What Is WiFi?
A wireless network uses radio waves, just like cell phones, televisions and radios do. In fact, communication across a wireless network is a lot like two-way radio communication. Here's what happens:
1. A computer's wireless adapter translates data into a radio signal and transmits it using an antenna.
2. A wireless router receives the signal and decodes it. The router sends the information to the Internet using a physical, wired Ethernet connection.
The process also works in reverse, with the router receiving information from the Internet, translating it into a radio signal and sending it to the computer's wireless adapter.
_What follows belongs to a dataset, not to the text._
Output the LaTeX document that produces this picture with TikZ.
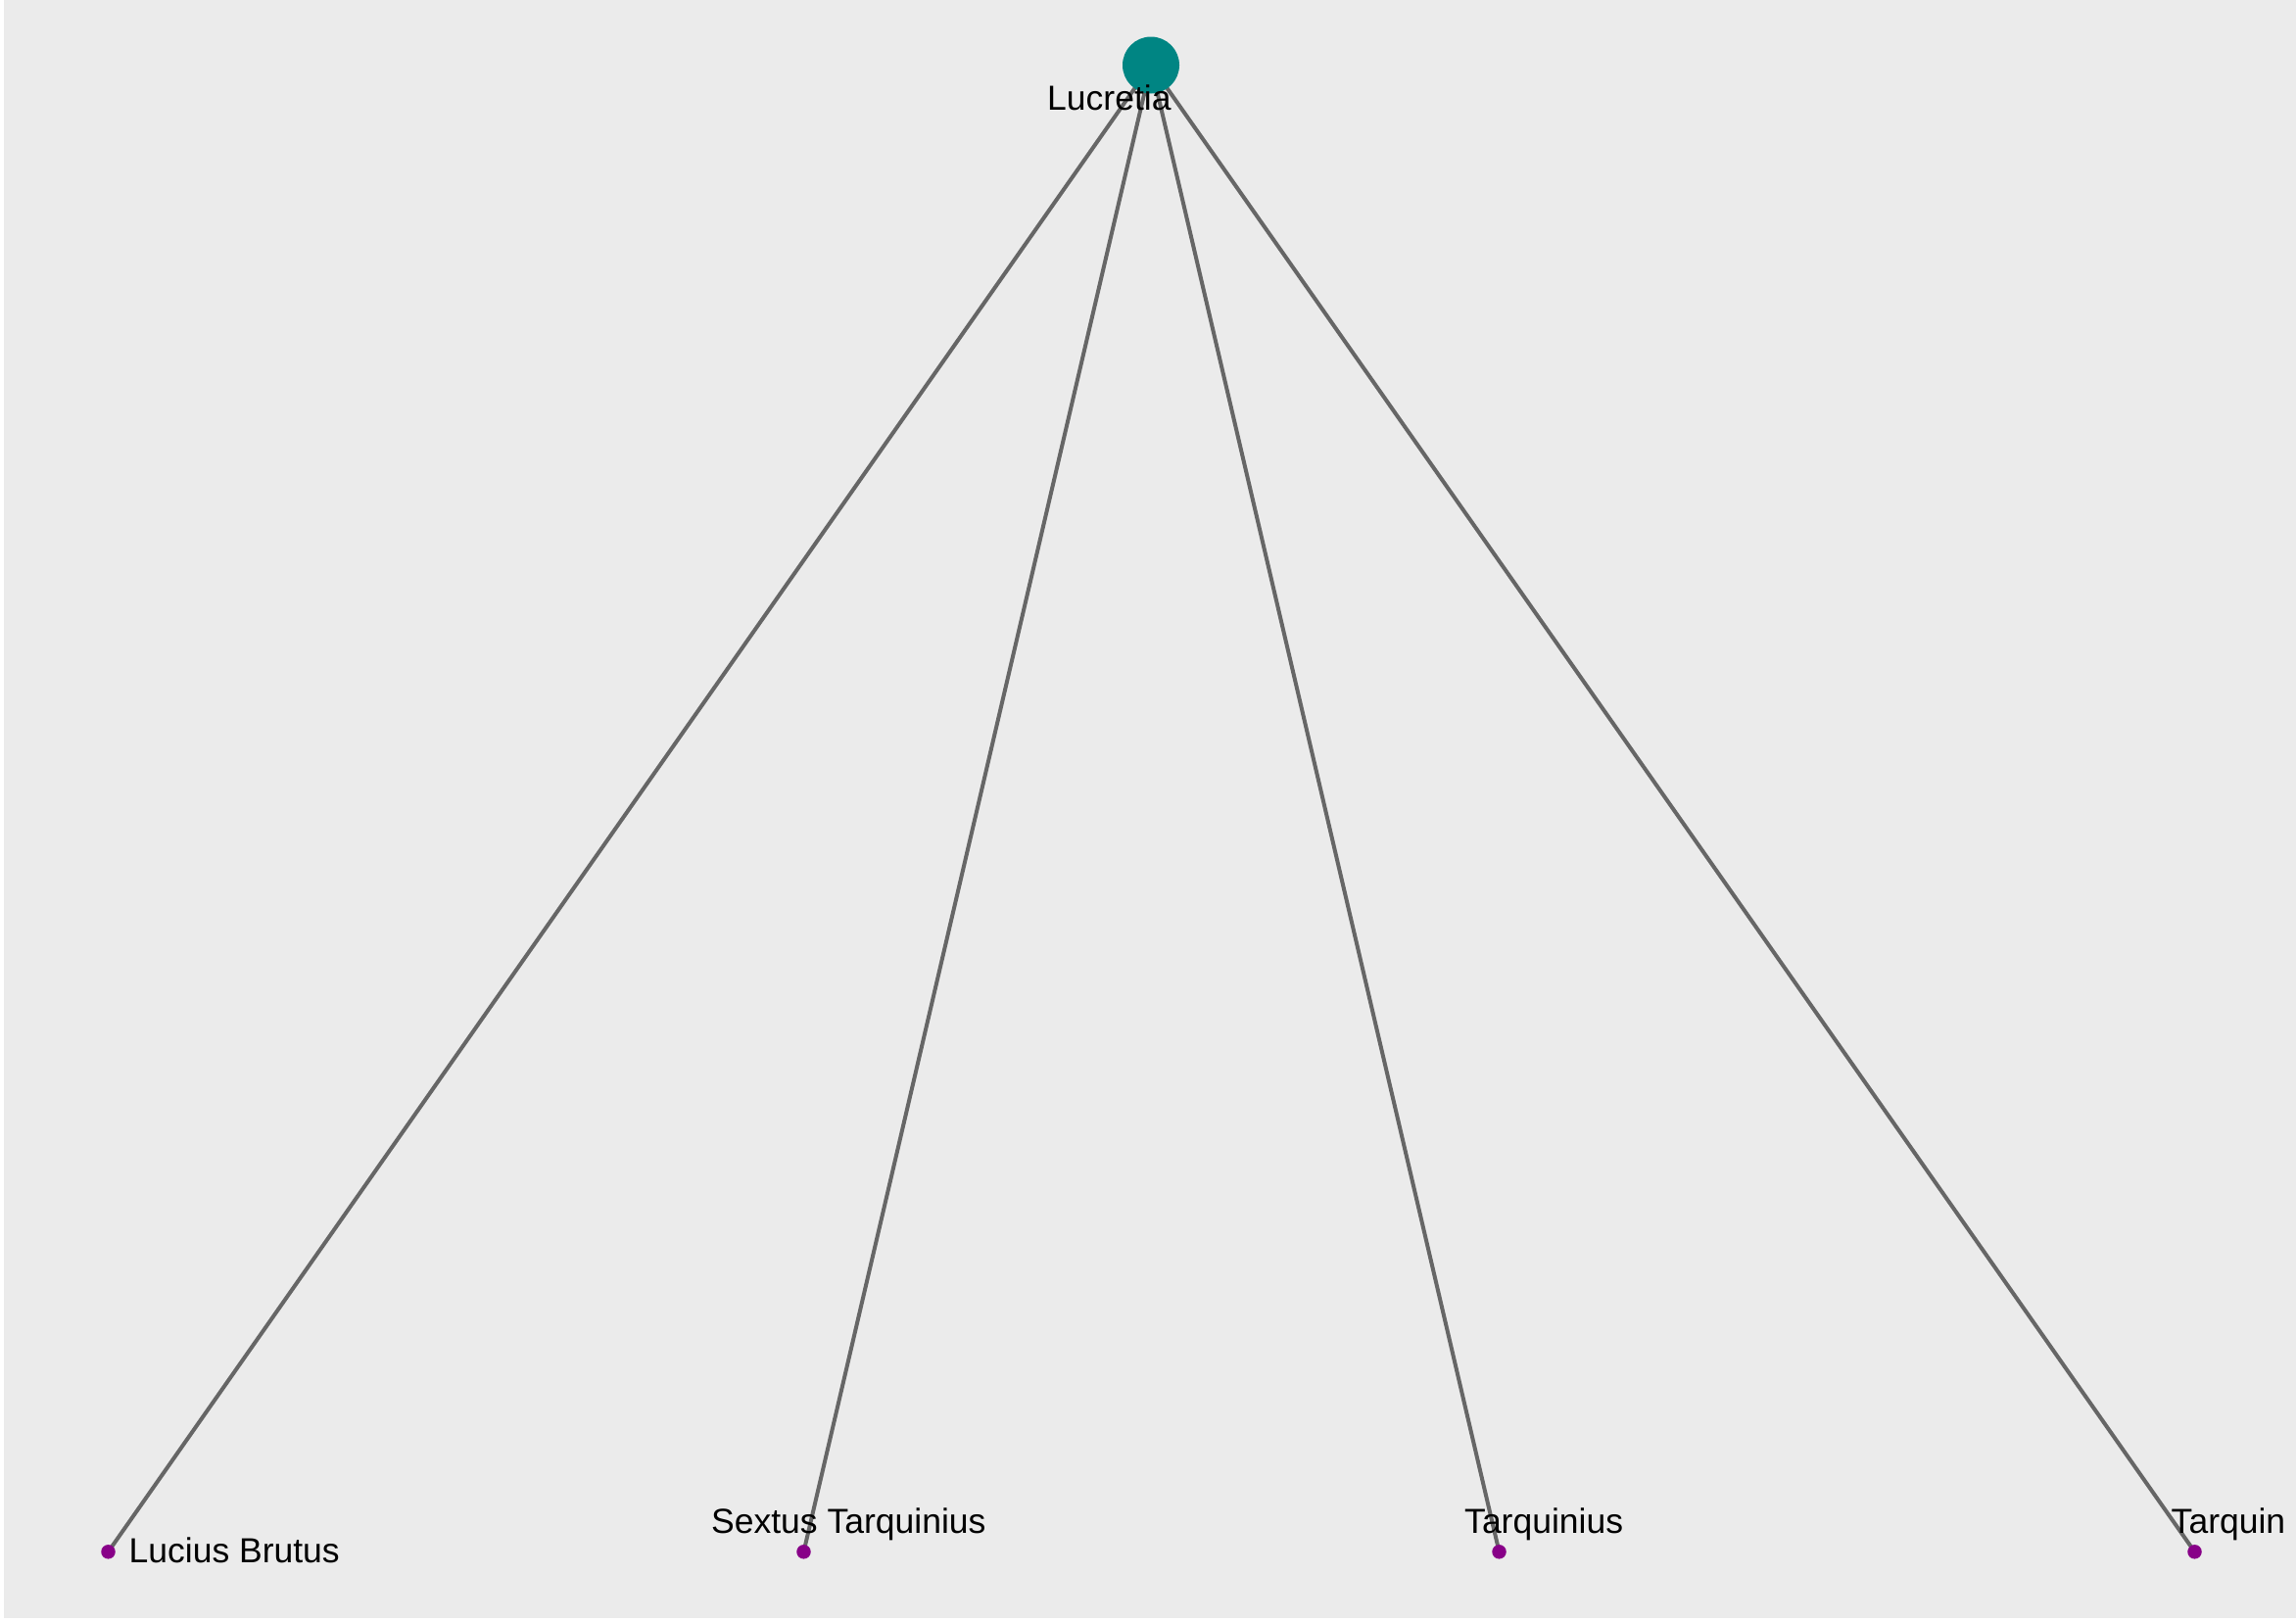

The radios used for WiFi communication are very similar to the radios used for walkie-talkies, cell phones and other devices. They can transmit and receive radio waves, and they can convert 1s and 0s into radio waves and convert the radio waves back into 1s and 0s. But WiFi radios have a few notable differences from other radios:
* They transmit at frequencies of 2.4 GHz or 5 GHz. This frequency is considerably higher than the frequencies used for cell phones, walkie-talkies and televisions. The higher frequency allows the signal to carry more data.
* They use 802.11 networking standards, which come in several flavors:
* 802.11a transmits at 5 GHz and can move up to 54 megabits of data per second. It also uses orthogonal frequency-division multiplexing (OFDM), a more efficient coding technique that splits that radio signal into several sub-signals before they reach a receiver. This greatly reduces interference.
* 802.11b is the slowest and least expensive standard. For a while, its cost made it popular, but now it's becoming less common as faster standards become less expensive. 802.11b transmits in the 2.4 GHz frequency band of the radio spectrum. It can handle up to 11 megabits of data per second, and it uses complementary code keying (CCK) modulation to improve speeds.
* 802.11g transmits at 2.4 GHz like 802.11b, but it's a lot faster -- it can handle up to 54 megabits of data per second. 802.11g is faster because it uses the same OFDM coding as 802.11a.
* 802.11n is the newest standard that is widely available. This standard significantly improves speed and range. For instance, although 802.11g theoretically moves 54 megabits of data per second, it only achieves real-world speeds of about 24 megabits of data per second because of network congestion. 802.11n, however, reportedly can achieve speeds as high as 140 megabits per second. The standard is currently in draft form -- the Institute of Electrical and Electronics Engineers (IEEE) plans to formally ratify 802.11n by the end of 2009.
* Other 802.11 standards focus on specific applications of wireless networks, like wide area networks (WANs) inside vehicles or technology that lets you move from one wireless network to another seamlessly.
* WiFi radios can transmit on any of three frequency bands. Or, they can "frequency hop" rapidly between the different bands. Frequency hopping helps reduce interference and lets multiple devices use the same wireless connection simultaneously.
As long as they all have wireless adapters, several devices can use one router to connect to the Internet. This connection is convenient, virtually invisible and fairly reliable; however, if the router fails or if too many people try to use high-bandwidth applications at the same time, users can experience interference or lose their connections.